Lasantha Pethiyagoda says:

I am a university academic resident in Melbourne, Australia, and was persuaded to enrol in the Landmark Forum by a dear friend who had recently completed it and was actively involved in its operations.

Accordingly I attended on the evening of Tuesday 9th November when several of the “graduates” made presentations with high praise of the program and detailing how it had transformed their lives and careers.

From the outset, I couldn’t help but notice several distinct features of the organising work and the ambient environment that had been created for the guests.

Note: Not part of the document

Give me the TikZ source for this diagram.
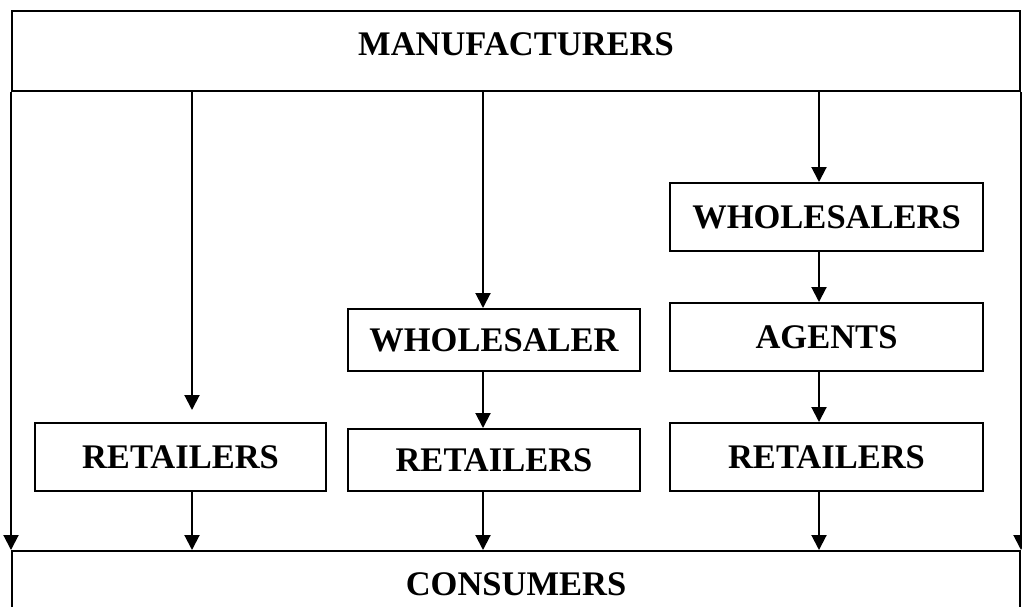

There were many “registration tables” set up strategically around the hall. The new graduates who “volunteered spontaneously” (according to the many stalwarts present) seemed far too articulate and fluent in their promotion to have been randomly picked by Cathy Elliot that evening, from a show of hands. As I had to remain behind long after many of the guests had left, to accompany my friend, as many as six “volunteers” approached me and persistently gave me the “hard sell” despite quite explicit and firm statements of polite refusal until I had time to think it over a couple of days. Finally, around 11pm (session ended 10.30 pm) I was rather taken aback to be lectured to, admonished and what bordered on ridicule by Cathy herself in insisting that I had to enrol that night itself if I was serious, and there could not possibly be any valid explanation other than my existing nature of indecision that was holding me back from “progress” in life!! I found that attitude very confronting and unsettling, and rather unbecoming of a respected professional. However, as I too practice mindfulness as taught in Buddhist meditation practice, I maintained equanimity. I do want to experience the Forum course out of curiosity in spite of these observations and sentiments and hope to attend next year.